When writer/performer Raureti Ormond (Ngāti Tūwharetoa) skips nimbly onstage to ‘Should I Stay or Should I Go?’ (The Clash), adorned in striped tights and top, claiming, “I’m the new guy”, it’s anyone’s guess where he will land in the cauldron of rugby culture. His preferred position is a question – cue risqué jokes – and his quest for a brand name to rival the likes of ‘Pine Tree’ and ‘Foreskin’ lands on a choice that confirms he “plays for a different team”. The audience, including my companion, is loving it.  

Abetted by his ball-on-a-stick ‘Concussionator’ device that, on the commands “touch, pause, engage,” knocks him into earlier eras, and AV Designer Grace O’Brien’s epic sweep of historical images, mostly moving, Ormond delivers more than the promised odyssey through the New Zealand Rugby ages. Manifesting as a British toff, he begins with the legend of Rugby’s origin in the 1820s (the William Webb Ellis story).

A geographical malfunction gag brings the rugger chap to New Zealand in 1870, accompanied by an operatic soundtrack, and a paean to Rugby Culture ensues, leading to Ormond’s rendition of the Tom Jones classic, ‘The Green Green Grass of Home’. Earlier he has crooned The Warratahs’ ‘Sailing to the Other Side’, more well-known numbers pepper the performance throughout, and every time the music track is TOO LOUD. Yes, Orman has a head-mic, we can hear his voice but the music should accompany him, not dominate.

The All Blacks get a good run in the show but it’s the titular Grass Roots of rugby culture that Ormond zeros in on, in a way that is surprising yet heart-warming. I won’t give the show away here, it’s for you to experience on your own terms. Some people may feel it gets a bit preachy but if you think of those elements as oratory on the marae – that’s how it works for me, anyway.
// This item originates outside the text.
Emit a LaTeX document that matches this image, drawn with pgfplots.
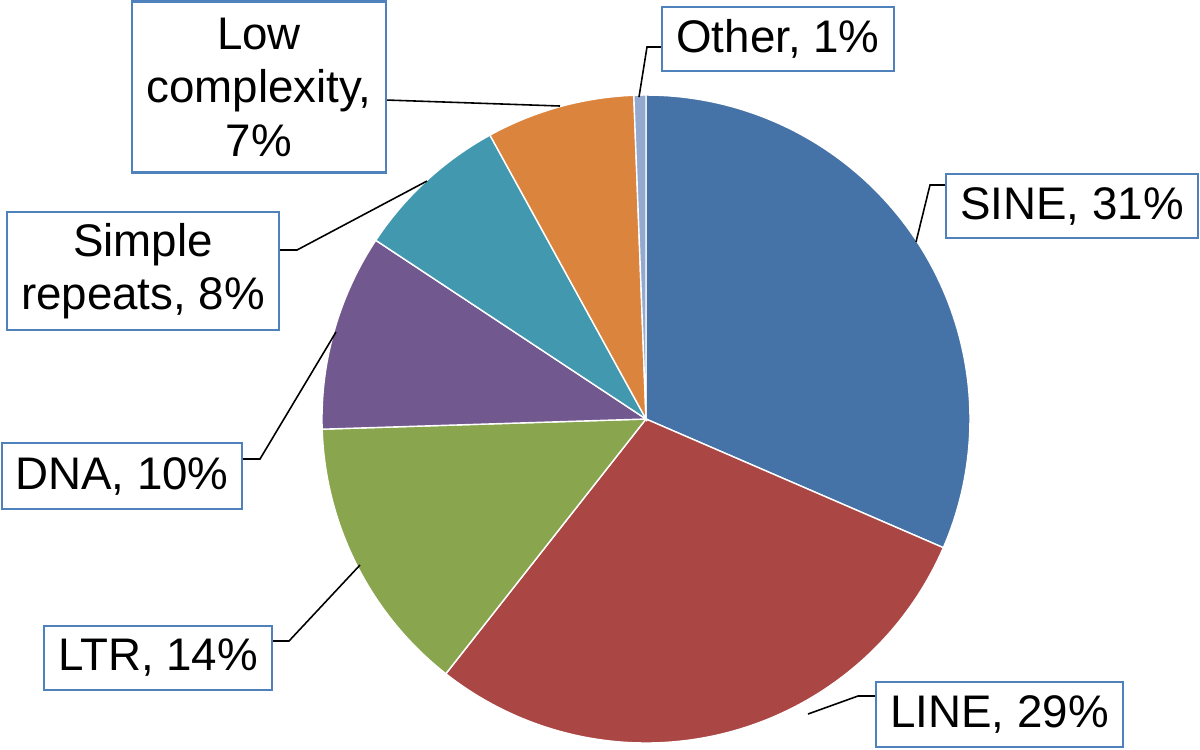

The publicity says Grass Roots is “Created for rangatahi and whānau” and the final sequence has that honest-chat feel, not least with its resolving of the truth games that have been played. No director is credited in this 90-minute production. Given the sense it has more than one ending, a directorial-cum-dramaturgical outside eye could interrogate the objectives and possibly trim it a bit. On the other hand, the ‘but wait, there’s more’ endings offer new ways of considering what we have just experienced.

Grass Roots is about more than rugby. It’s a ‘love letter’ to … more than just that (no spoilers). My companion tells me he’s surprised to find tears in his eyes. Me too. The talented Raureti Ormond has entertained us in a way that is touching, gives us pause and certainly engages.